>> start RECORDS FOR THE EXERCISE

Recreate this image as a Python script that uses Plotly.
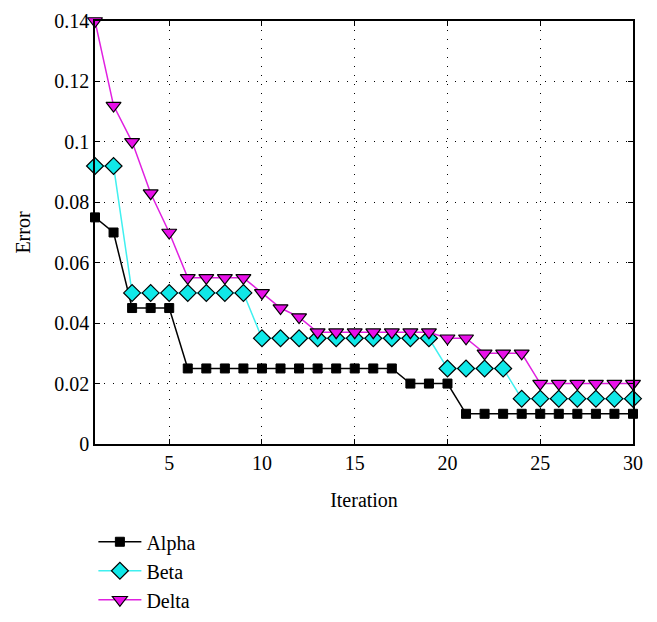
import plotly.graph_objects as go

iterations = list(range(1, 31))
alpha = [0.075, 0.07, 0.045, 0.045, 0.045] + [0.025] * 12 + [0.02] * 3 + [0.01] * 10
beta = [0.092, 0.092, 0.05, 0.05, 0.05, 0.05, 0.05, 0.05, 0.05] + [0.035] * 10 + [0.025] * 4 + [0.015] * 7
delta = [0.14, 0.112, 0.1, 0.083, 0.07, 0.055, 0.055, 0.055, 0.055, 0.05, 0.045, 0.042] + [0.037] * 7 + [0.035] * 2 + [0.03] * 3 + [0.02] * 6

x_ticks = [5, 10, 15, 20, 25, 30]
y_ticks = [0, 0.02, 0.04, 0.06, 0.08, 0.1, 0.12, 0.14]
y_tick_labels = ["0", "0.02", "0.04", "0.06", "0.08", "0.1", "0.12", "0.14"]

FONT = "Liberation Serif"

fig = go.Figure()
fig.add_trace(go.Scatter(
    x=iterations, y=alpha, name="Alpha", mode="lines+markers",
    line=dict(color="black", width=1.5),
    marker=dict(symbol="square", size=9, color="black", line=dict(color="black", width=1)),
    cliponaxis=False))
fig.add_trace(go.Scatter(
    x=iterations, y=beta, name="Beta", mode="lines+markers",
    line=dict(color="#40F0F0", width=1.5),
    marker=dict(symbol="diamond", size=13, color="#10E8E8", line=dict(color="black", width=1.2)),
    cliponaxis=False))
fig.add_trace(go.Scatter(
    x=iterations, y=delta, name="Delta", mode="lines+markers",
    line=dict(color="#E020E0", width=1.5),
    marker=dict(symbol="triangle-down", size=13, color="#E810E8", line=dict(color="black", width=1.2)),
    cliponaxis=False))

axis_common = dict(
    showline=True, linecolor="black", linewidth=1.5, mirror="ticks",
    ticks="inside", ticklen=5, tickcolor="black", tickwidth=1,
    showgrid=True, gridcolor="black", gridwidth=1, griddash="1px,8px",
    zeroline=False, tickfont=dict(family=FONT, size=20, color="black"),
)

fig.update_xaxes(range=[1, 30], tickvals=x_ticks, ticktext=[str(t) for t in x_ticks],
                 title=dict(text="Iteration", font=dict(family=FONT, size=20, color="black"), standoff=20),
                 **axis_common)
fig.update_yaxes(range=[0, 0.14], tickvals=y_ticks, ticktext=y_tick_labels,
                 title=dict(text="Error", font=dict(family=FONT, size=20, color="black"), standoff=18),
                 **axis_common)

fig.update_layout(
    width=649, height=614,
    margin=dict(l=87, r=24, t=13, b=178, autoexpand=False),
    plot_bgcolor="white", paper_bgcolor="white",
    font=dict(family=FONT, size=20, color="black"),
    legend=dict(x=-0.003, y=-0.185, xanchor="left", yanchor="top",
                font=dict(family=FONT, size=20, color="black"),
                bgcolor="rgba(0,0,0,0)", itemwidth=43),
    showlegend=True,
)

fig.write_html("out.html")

>> end RECORDS FOR THE EXERCISE
>> start RECORDS FOR THE EXERCISE

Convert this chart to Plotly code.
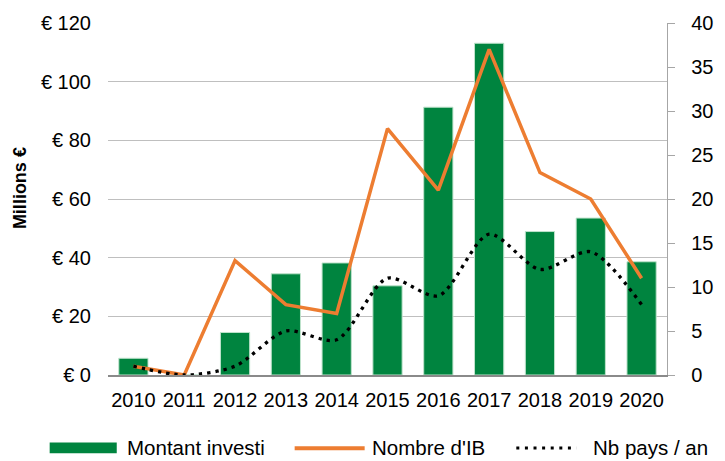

>> end RECORDS FOR THE EXERCISE

→ **WHAT IS NEEDED**: Print exactly the lines from the line containing "Recreate this image" through the line containing "import plotly.graph_objects as go", and omit any picture found among them.

→ **RESULT OF THIS EXERCISE**:
Recreate this image as a Python script that uses Plotly.
import plotly.graph_objects as go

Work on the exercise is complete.